Since header bidding allowed more exchanges to compete for the same inventory, publishers that adopted it saw the prices of their inventory go up due to increased competition. The downside was that making all those ad calls simultaneously slowed down page load times, since the original format of header bidding hosted the ad calls on users’ browsers. The proliferation of ad calls that header bidding prompted also made it easier for publishers to inadvertently leak audience data. But the rising use of header bidding indicates that most publishers have found that the pros outweigh the cons.
Each year, the share of ad dollars that are transacted programmatically continues to increase. This year, US programmatic advertising will account for 84.9% of US digital display ad spending, or $59.45 billion. Double-digit growth will continue for the next two years, but it will decelerate as programmatic matures. US advertisers are expected to send more than four out of five digital display ad dollars via programmatic this year, so it's logical that publishers want to capitalize on that spending with header bidding.
In Q1 2019, the supply-side platform (SSP) PubMatic found that 29% of its header bidding impression share was served on mobile phones, up from 23% in 2018. PubMatic’s study included both mobile web and in-app inventory. While mobile’s share of overall header bidding impressions is growing, it is out of line with how people spend their time online.
We forecast that US adults will spend 155.27 minutes on their mobile phones per day in 2019 compared with 118.37 minutes per day on their desktop and laptops. While people spend more time on their phones than they do on their computers, most header bidding activity still occurs on desktop.

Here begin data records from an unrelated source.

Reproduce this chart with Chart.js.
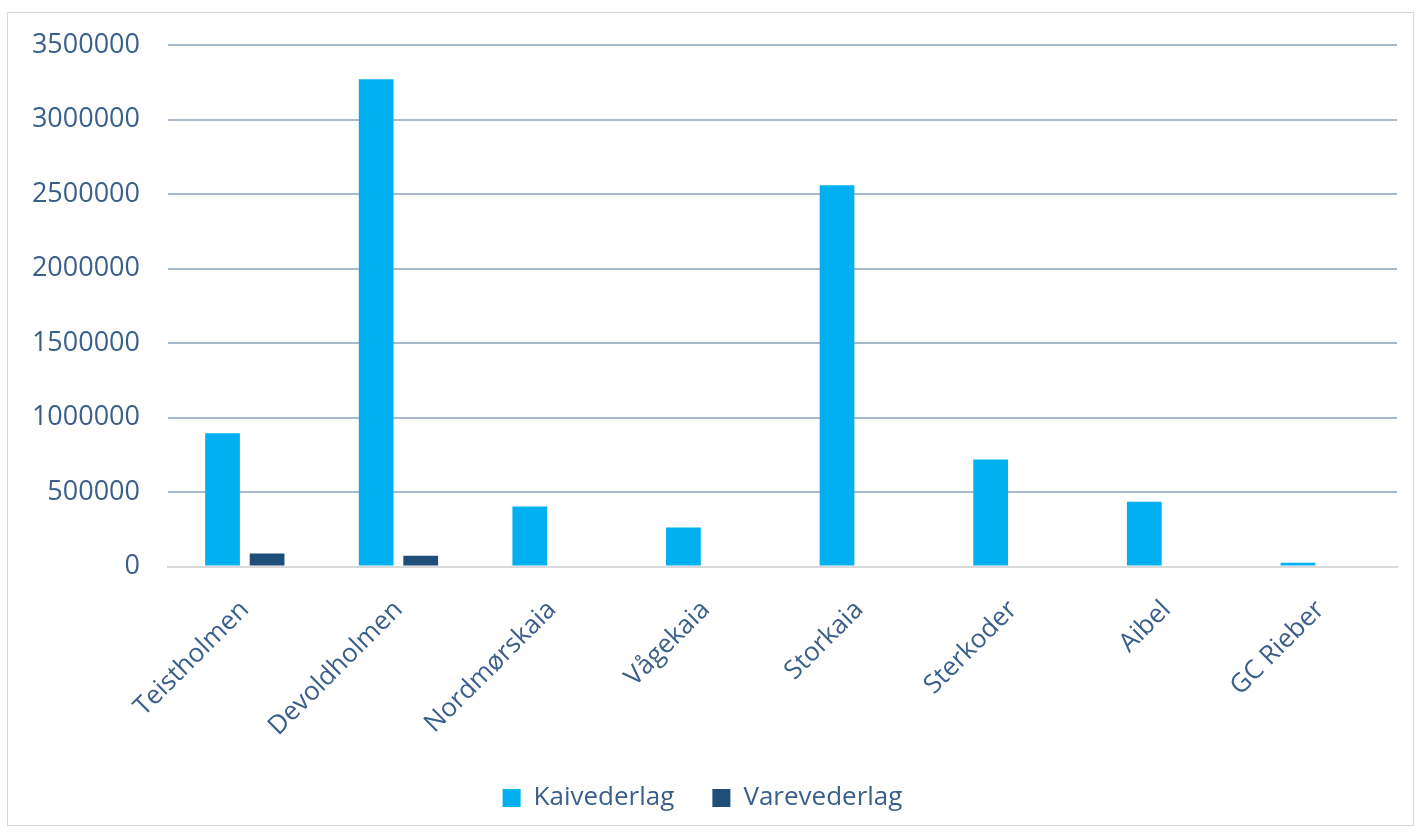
<!DOCTYPE html>
<html lang="no">
<head>
<meta charset="UTF-8">
<title>Kaivederlag og varevederlag</title>
<script src="https://cdn.jsdelivr.net/npm/chart.js"></script>
<style>
    body {
        margin: 0;
        background: #ffffff;
    }
    .frame {
        position: absolute;
        left: 7px;
        top: 12px;
        width: 1407px;
        height: 814px;
        border: 1px solid #d9d9d9;
        box-sizing: border-box;
    }
    canvas {
        display: block;
    }
</style>
</head>
<body>
<div class="frame">
    <canvas id="chart" width="1405" height="812"></canvas>
</div>
<script>
    // Data
    const kaier = ['Teistholmen', 'Devoldholmen', 'Nordmørskaia', 'Vågekaia', 'Storkaia', 'Sterkoder', 'Aibel', 'GC Rieber'];
    const kaivederlag = [895000, 3270000, 403000, 262000, 2559000, 719000, 435000, 25000];
    const varevederlag = [87000, 72000, 0, 0, 0, 0, 0, 0];
    const yTicks = [0, 500000, 1000000, 1500000, 2000000, 2500000, 3000000, 3500000];

    const textColor = '#3a5f8a';
    const fontFamily = '"Open Sans", sans-serif';

    const ctx = document.getElementById('chart').getContext('2d');
    new Chart(ctx, {
        type: 'bar',
        data: {
            labels: kaier,
            datasets: [{
                label: 'Kaivederlag',
                data: kaivederlag,
                backgroundColor: '#00b0f0',
                categoryPercentage: 0.58,
                barPercentage: 0.78
            }, {
                label: 'Varevederlag',
                data: varevederlag,
                backgroundColor: '#1f4e79',
                categoryPercentage: 0.58,
                barPercentage: 0.78
            }]
        },
        options: {
            responsive: false,
            animation: false,
            layout: {
                padding: { left: 0, right: 16, top: 0, bottom: 4 }
            },
            plugins: {
                tooltip: { enabled: false },
                legend: {
                    position: 'bottom',
                    labels: {
                        color: textColor,
                        font: { family: fontFamily, size: 26 },
                        boxWidth: 18,
                        boxHeight: 18,
                        padding: 38
                    }
                }
            },
            scales: {
                x: {
                    grid: { display: false, drawTicks: false },
                    border: { color: '#d9d9d9', width: 2 },
                    afterFit: (axis) => {
                        axis.height = axis.height - 23;
                    },
                    ticks: {
                        color: textColor,
                        font: { family: fontFamily, size: 26 },
                        minRotation: 45,
                        maxRotation: 45,
                        padding: 28
                    }
                },
                y: {
                    min: 0,
                    max: 3500000,
                    afterBuildTicks: (axis) => {
                        axis.ticks = yTicks.map(v => ({ value: v }));
                    },
                    afterFit: (axis) => {
                        axis.width = 160;
                        axis.paddingTop = 32;
                    },
                    grid: {
                        drawTicks: false,
                        color: (c) => c.tick && c.tick.value === 0 ? '#d9d9d9' : '#a9b9cc',
                        lineWidth: 2
                    },
                    border: { display: false },
                    ticks: {
                        color: textColor,
                        font: { family: fontFamily, size: 27 },
                        padding: 28,
                        callback: (v) => String(v)
                    }
                }
            }
        }
    });
</script>
</body>
</html>
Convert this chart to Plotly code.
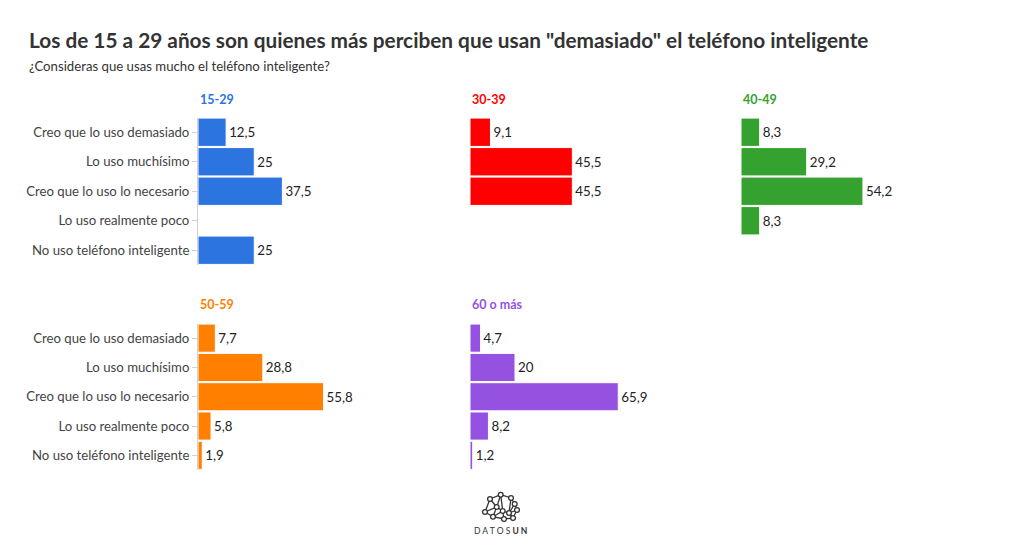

There is not an actual header within apps so the phrase “in-app header bidding” is a misnomer. Industry insiders instead call this practice “mobile bidding,” “advanced bidding” or “unified auction.”
Difficulties with server-to-server setups and software development kit (SDK) integrations have kept in-app unified auctions at bay. Also, a lack of understanding about the practice prevents more app publishers from adopting header bidding.
A July 2018 poll conducted by mobile ad network InMobi found that 31% of app publishers in North America said that a limited understanding of in-app header bidding technology prevented adoption. Additionally, 23% of respondents cited implementation issues.
The widespread adoption of header bidding has led to practices such as demand- and supply-path optimization that are designed to give ad buyers and sellers greater transparency into how much money ad tech intermediaries take from each transaction.
Although certain iterations of header bidding can make it easier for vendors to hide pricing tricks, ad operations professionals seem optimistic about header bidding's ability to bring greater transparency and ad quality to the space.
According to a 2018 poll by ad monitoring firm Ad Lightning, 73% of US ad operations professionals cited header bidding as a top trend for improving ad quality.